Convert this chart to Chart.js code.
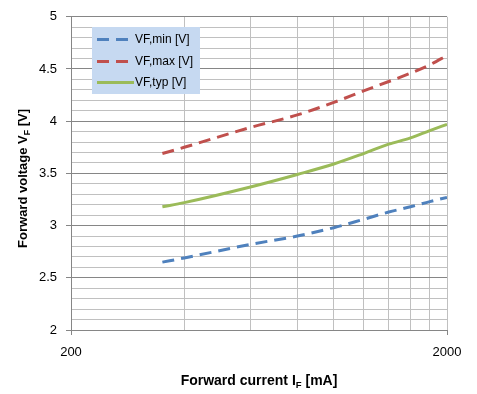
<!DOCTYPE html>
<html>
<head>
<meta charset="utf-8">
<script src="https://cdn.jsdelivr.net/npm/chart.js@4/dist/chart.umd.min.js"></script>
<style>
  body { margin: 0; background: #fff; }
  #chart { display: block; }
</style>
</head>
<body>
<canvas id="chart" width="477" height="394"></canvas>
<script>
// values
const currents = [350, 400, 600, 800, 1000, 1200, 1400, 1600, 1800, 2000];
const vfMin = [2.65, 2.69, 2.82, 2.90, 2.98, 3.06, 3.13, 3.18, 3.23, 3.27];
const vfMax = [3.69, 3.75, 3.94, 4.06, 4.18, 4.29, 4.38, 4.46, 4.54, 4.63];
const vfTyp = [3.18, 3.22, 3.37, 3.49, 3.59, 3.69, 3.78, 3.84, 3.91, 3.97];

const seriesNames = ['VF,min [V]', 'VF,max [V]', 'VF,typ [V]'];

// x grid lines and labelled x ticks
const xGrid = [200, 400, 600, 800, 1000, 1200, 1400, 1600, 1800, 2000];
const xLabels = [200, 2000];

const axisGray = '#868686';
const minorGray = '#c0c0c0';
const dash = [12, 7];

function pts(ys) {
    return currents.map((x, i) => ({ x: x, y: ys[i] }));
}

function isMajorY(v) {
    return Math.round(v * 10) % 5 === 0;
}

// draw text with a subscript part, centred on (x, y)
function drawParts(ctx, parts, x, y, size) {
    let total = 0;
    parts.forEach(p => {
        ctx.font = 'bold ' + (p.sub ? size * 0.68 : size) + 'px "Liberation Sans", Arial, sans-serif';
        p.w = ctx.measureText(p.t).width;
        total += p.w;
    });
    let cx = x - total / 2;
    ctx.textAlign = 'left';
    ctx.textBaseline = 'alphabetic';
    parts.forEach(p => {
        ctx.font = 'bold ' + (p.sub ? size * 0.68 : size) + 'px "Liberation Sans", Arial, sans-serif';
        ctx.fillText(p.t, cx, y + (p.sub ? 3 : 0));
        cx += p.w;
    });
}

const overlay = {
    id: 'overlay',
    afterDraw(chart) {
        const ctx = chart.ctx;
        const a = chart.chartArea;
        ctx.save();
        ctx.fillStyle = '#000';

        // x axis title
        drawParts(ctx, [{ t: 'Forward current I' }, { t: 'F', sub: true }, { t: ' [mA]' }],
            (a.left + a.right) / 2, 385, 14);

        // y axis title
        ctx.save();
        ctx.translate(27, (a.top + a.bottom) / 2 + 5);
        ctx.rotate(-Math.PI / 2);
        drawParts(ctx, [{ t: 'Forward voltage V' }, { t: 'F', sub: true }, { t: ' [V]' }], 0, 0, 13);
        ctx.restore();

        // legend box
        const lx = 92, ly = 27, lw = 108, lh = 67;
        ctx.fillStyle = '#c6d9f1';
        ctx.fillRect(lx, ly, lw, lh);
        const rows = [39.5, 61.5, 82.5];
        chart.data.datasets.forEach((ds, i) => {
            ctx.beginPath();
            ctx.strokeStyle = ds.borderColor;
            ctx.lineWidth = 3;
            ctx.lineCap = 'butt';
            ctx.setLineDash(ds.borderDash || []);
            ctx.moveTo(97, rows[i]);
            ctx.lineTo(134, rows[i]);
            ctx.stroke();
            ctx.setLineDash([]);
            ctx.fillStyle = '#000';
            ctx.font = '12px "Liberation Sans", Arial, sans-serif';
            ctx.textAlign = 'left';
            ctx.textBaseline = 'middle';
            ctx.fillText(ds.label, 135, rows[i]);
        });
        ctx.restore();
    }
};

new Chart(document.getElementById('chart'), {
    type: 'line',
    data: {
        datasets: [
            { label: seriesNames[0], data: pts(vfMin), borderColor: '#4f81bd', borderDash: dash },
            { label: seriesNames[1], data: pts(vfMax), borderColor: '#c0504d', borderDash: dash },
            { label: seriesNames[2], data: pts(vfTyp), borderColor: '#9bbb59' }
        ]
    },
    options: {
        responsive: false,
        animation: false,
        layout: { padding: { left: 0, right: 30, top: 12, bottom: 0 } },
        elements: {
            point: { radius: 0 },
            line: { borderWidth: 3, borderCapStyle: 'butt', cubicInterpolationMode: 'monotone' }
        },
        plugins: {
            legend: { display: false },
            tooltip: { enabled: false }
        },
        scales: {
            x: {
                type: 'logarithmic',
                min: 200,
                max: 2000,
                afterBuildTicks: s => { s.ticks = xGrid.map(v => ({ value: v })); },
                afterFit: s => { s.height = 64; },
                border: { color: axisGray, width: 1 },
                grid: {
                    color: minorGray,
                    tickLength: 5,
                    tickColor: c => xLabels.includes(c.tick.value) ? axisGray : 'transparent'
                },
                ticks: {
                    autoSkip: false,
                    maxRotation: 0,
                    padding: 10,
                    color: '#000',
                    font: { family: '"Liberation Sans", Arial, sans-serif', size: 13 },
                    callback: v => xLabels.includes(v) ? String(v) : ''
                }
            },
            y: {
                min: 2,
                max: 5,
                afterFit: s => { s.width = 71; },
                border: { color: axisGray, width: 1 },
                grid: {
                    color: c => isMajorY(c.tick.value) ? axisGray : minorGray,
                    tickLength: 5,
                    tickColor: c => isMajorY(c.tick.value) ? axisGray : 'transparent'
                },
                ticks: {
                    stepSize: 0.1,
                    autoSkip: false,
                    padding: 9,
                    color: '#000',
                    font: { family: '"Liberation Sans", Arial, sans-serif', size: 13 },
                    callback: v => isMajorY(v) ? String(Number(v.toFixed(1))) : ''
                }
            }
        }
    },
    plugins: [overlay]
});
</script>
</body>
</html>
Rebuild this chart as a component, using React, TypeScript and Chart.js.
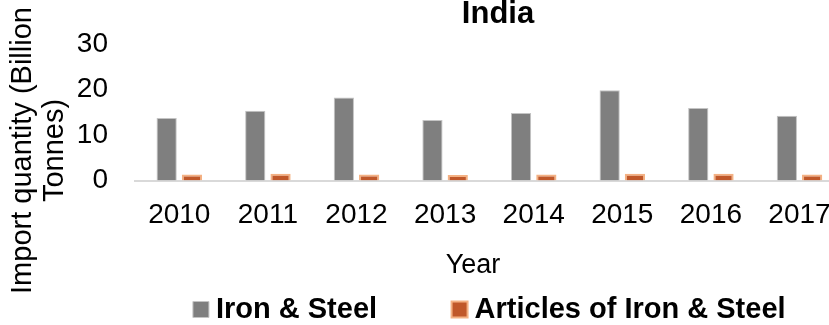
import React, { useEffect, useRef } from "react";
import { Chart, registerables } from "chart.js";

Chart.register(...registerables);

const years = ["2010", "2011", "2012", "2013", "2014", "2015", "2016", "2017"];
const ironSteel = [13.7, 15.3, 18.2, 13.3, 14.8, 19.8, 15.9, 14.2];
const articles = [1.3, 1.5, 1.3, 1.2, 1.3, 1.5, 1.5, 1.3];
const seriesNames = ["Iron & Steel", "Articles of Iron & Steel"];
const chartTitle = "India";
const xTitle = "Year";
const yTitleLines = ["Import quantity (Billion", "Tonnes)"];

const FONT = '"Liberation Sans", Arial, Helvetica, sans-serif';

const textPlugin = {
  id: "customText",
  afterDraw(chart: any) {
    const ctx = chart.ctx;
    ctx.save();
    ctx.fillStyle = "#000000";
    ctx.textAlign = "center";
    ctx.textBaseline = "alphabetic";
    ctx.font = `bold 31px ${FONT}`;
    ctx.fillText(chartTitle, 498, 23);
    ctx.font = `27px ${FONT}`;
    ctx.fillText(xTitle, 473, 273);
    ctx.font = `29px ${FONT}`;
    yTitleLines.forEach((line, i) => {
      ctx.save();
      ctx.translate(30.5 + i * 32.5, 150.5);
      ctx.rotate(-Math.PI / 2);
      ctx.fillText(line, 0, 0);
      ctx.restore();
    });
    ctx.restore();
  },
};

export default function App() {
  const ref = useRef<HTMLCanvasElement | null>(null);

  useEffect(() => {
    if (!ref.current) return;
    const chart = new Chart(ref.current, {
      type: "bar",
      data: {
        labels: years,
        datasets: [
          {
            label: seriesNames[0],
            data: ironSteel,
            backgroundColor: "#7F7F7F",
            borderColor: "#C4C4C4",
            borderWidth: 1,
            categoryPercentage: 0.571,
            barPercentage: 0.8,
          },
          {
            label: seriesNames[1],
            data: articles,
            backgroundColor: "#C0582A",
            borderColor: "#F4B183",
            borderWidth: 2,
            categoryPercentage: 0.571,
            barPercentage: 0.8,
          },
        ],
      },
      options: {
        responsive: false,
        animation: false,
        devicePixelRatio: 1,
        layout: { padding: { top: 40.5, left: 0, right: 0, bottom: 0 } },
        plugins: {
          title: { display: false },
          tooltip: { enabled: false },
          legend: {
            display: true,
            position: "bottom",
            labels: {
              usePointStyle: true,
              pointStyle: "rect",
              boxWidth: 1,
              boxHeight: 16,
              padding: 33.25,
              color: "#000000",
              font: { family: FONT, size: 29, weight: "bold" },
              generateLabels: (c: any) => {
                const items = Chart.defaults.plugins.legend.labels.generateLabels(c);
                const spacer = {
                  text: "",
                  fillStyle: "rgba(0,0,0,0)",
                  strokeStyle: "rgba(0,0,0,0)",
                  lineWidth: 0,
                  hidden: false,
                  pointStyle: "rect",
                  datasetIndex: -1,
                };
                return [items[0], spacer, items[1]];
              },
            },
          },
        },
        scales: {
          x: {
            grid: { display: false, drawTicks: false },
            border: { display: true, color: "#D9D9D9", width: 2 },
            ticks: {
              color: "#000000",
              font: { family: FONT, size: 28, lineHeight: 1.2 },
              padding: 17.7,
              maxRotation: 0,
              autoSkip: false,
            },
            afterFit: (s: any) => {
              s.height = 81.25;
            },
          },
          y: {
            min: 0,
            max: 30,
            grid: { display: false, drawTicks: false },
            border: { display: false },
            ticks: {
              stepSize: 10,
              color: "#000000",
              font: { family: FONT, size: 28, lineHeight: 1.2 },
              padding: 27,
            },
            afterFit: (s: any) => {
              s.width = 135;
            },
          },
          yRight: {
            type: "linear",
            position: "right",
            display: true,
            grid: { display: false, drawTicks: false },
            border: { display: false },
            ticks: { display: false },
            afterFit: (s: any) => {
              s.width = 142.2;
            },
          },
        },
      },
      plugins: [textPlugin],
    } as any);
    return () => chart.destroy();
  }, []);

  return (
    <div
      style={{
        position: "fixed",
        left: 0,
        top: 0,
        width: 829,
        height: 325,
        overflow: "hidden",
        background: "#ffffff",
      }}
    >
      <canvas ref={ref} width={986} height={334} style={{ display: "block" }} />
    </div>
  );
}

#### To be done:
Give back, unchanged, each line from the one containing "Rebuild this chart" through the one containing "Chart.register(...registerables);". Pictures are to be left out.

#### The solution:
Rebuild this chart as a component, using React, TypeScript and Chart.js.
import React, { useEffect, useRef } from "react";
import { Chart, registerables } from "chart.js";

Chart.register(...registerables);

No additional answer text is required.